3. Consolidate simple defined-contribution pension schemes
If you have contributed to a defined contribution pension scheme (such as a workplace stakeholder pension scheme) at multiple employers throughout your career, you will have a collection of pension pots with different providers (such as Legal & General, Aegon, Standard Life and Aviva) when approaching retirement.
By combining these simple schemes into one pot, you can reduce the fees you pay and make life much easier when you choose to buy an annuity or convert your account to a drawdown pension scheme.
You have two options to consider when consolidating your schemes; you could pick your favourite, and bring the remaining pension pots over, or you could pick an entirely new pension provider entirely, and migrate all of your pension accounts.
Transferring a defined contribution scheme is a fairly simple affair which isn’t too different from transferring a stocks & shares ISA from one provider to another. You’ll just need to contact the incoming provider and give them sufficient details of your existing account, to allow them to reach out to your existing pension provider and initiate the transfer.

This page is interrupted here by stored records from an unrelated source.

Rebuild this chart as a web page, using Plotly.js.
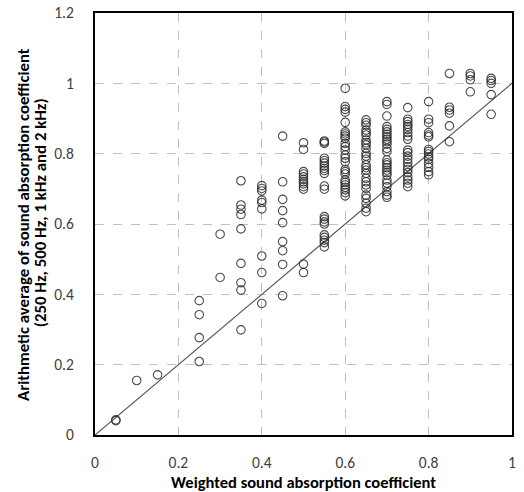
<!DOCTYPE html>
<html>
<head>
<meta charset="utf-8">
<script src="https://cdn.plot.ly/plotly-3.0.1.min.js"></script>
<style>html,body{margin:0;padding:0;background:#fff;}#chart{width:524px;height:492px;}</style>
</head>
<body>
<div id="chart"></div>
<script>
// Weighted sound absorption coefficient (x) for each column of points
const colX = [0.05, 0.10, 0.15, 0.25, 0.30, 0.35, 0.40, 0.45, 0.50, 0.55, 0.60, 0.65, 0.70, 0.75, 0.80, 0.85, 0.90, 0.95];
// Arithmetic average values (y) for each column
const colY = [
  [0.041, 0.043],
  [0.155],
  [0.171],
  [0.382, 0.342, 0.277, 0.209],
  [0.571, 0.448],
  [0.723, 0.654, 0.642, 0.627, 0.586, 0.488, 0.433, 0.412, 0.299],
  [0.709, 0.701, 0.694, 0.668, 0.661, 0.643, 0.509, 0.462, 0.374],
  [0.850, 0.720, 0.670, 0.638, 0.604, 0.550, 0.524, 0.485, 0.396],
  [0.831, 0.812, 0.749, 0.742, 0.734, 0.727, 0.720, 0.714, 0.706, 0.699, 0.486, 0.462],
  [0.836, 0.833, 0.829, 0.787, 0.780, 0.773, 0.765, 0.758, 0.752, 0.744, 0.708, 0.699, 0.621, 0.614, 0.606, 0.600, 0.569, 0.562, 0.554, 0.547, 0.535],
  [0.986, 0.934, 0.926, 0.918, 0.889, 0.862, 0.856, 0.850, 0.844, 0.829, 0.820, 0.810, 0.796, 0.787, 0.777, 0.755, 0.749, 0.742, 0.725, 0.718, 0.711, 0.704, 0.697, 0.689, 0.680],
  [0.896, 0.888, 0.881, 0.867, 0.860, 0.853, 0.839, 0.831, 0.825, 0.815, 0.801, 0.793, 0.784, 0.768, 0.760, 0.753, 0.744, 0.730, 0.720, 0.711, 0.701, 0.682, 0.673, 0.659, 0.645, 0.635],
  [0.948, 0.940, 0.907, 0.877, 0.869, 0.862, 0.855, 0.848, 0.841, 0.834, 0.827, 0.815, 0.806, 0.782, 0.774, 0.768, 0.760, 0.753, 0.746, 0.739, 0.725, 0.716, 0.706, 0.692, 0.682, 0.676],
  [0.931, 0.898, 0.891, 0.883, 0.877, 0.869, 0.860, 0.850, 0.841, 0.810, 0.803, 0.793, 0.784, 0.774, 0.763, 0.755, 0.746, 0.734, 0.725, 0.716, 0.706],
  [0.948, 0.898, 0.888, 0.860, 0.853, 0.848, 0.812, 0.806, 0.799, 0.791, 0.784, 0.772, 0.761, 0.749, 0.740],
  [1.028, 0.932, 0.924, 0.915, 0.879, 0.834],
  [1.028, 1.021, 1.010, 0.976],
  [1.014, 1.008, 1.000, 0.968, 0.912]
];
// Reference line y = x
const lineX = [0, 1];
const lineY = [0, 1];

const xTitle = 'Weighted sound absorption coefficient';
const yTitle1 = 'Arithmetic average of sound absorption coefficient';
const yTitle2 = '(250 Hz, 500 Hz, 1 kHz and 2 kHz)';

const xs = [], ys = [];
colX.forEach((x, i) => colY[i].forEach(y => { xs.push(x); ys.push(y); }));

const font = "Carlito, Calibri, Lato, 'Open Sans', sans-serif";

const traces = [
  {
    x: lineX, y: lineY, type: 'scatter', mode: 'lines',
    line: {color: '#595959', width: 1.2}, hoverinfo: 'skip', showlegend: false
  },
  {
    x: xs, y: ys, type: 'scatter', mode: 'markers',
    marker: {symbol: 'circle-open', size: 8.5, color: 'rgba(45,45,45,0.85)', line: {width: 1.1}},
    showlegend: false
  }
];

const layout = {
  width: 524, height: 492,
  margin: {l: 95, r: 12, t: 13, b: 57},
  paper_bgcolor: '#fff', plot_bgcolor: '#fff',
  font: {family: font, size: 15.5, color: '#404040'},
  xaxis: {
    range: [0, 1], dtick: 0.2, tick0: 0,
    showgrid: true, gridcolor: '#c0c0c0', griddash: 'dash', gridwidth: 1,
    zeroline: false, showline: true, mirror: true, linecolor: '#000', linewidth: 2,
    ticks: 'outside', ticklen: 12, tickcolor: 'rgba(0,0,0,0)',
    tickfont: {family: font, size: 15.5, color: '#404040'}
  },
  yaxis: {
    range: [0, 1.2], dtick: 0.2, tick0: 0,
    showgrid: true, gridcolor: '#c0c0c0', griddash: 'dash', gridwidth: 1,
    zeroline: false, showline: true, mirror: true, linecolor: '#000', linewidth: 2,
    ticks: 'outside', ticklen: 16, tickcolor: 'rgba(0,0,0,0)',
    tickfont: {family: font, size: 15.5, color: '#404040'}
  },
  annotations: [
    {text: '<b>' + xTitle + '</b>', xref: 'paper', yref: 'paper', x: 0.5, y: -0.1114,
     xanchor: 'center', yanchor: 'middle', showarrow: false,
     font: {family: font, size: 16.5, color: '#000'}},
    {text: '<b>' + yTitle1 + '</b>', xref: 'paper', yref: 'paper', x: -0.1727, y: 0.50,
     xanchor: 'center', yanchor: 'middle', textangle: -90, showarrow: false,
     font: {family: font, size: 16.8, color: '#000'}},
    {text: '<b>' + yTitle2 + '</b>', xref: 'paper', yref: 'paper', x: -0.1319, y: 0.528,
     xanchor: 'center', yanchor: 'middle', textangle: -90, showarrow: false,
     font: {family: font, size: 16.8, color: '#000'}}
  ]
};

Plotly.newPlot('chart', traces, layout, {staticPlot: true, displayModeBar: false});
</script>
</body>
</html>
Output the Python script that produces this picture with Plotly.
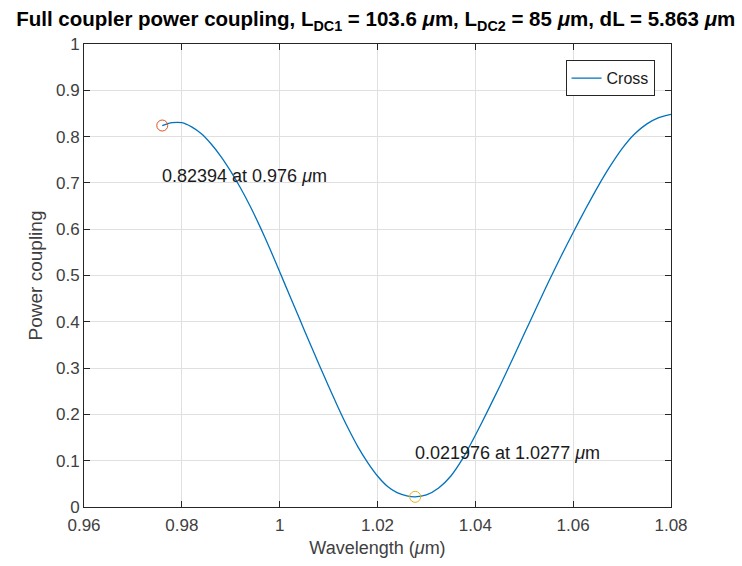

When trying to choose your favourite pension provider, look beyond the account fee if you want to find the cheapest. Most of your fees will probably be incurred by the funds themselves, this is communicated on the Fund Factsheet for any scheme, and will usually be referred to as the ‘Annual management charge’ (AMC), ‘Total expense ratio’ (TER) or an Ongoing charges figure (ONF). Please note that these definitions have different compositions, so a 0.3% management charge is not like-for-like with a 0.3% total expense ratio. Therefore do your research to avoid reaching the wrong conclusion if the fund factsheets you compare quote different metrics.
Transferring or consolidating defined benefit schemes is a different ballpark to moving defined contribution schemes, and should not be undertaken lightly. Some defined benefit schemes are very generous and include benefits that would disappear if you were to transfer the pension to a different provider. For this reason, seeking financial advice is mandated when attempting to transfer out of a defined benefit scheme.
4. Convert your savings from non-ISA to ISA
When you move into retirement, you would expect that your tax situation would become simpler, but often it’s quite the opposite.
Many pension schemes allow drawdowns that aren’t taxed at source, which means you may have to complete a tax return for the first time to ensure you’re paying the correct amount of income tax on your income.
If you’re not a tax professional and don’t have tax books to hand, you’ll probably need expensive assistance in preparing your tax return.
Keep your life as simple as possible by ensuring that you’re utilising the full ISA allowance of £20,000 every year, to transfer savings & investments from non-ISA accounts into their ISA variant.
If you have a £100,000 general investment account, you could open an ISA with the same provider, and transfer £20,000 of cash from the GIA to the ISA each year, such that after 5 years you’d have all of your funds within an ISA.
The beauty of the Stocks & Shares ISA is that you don’t have to report any gains or income arising from it on your tax return. This will help to keep your tax affairs as straightforward as possible.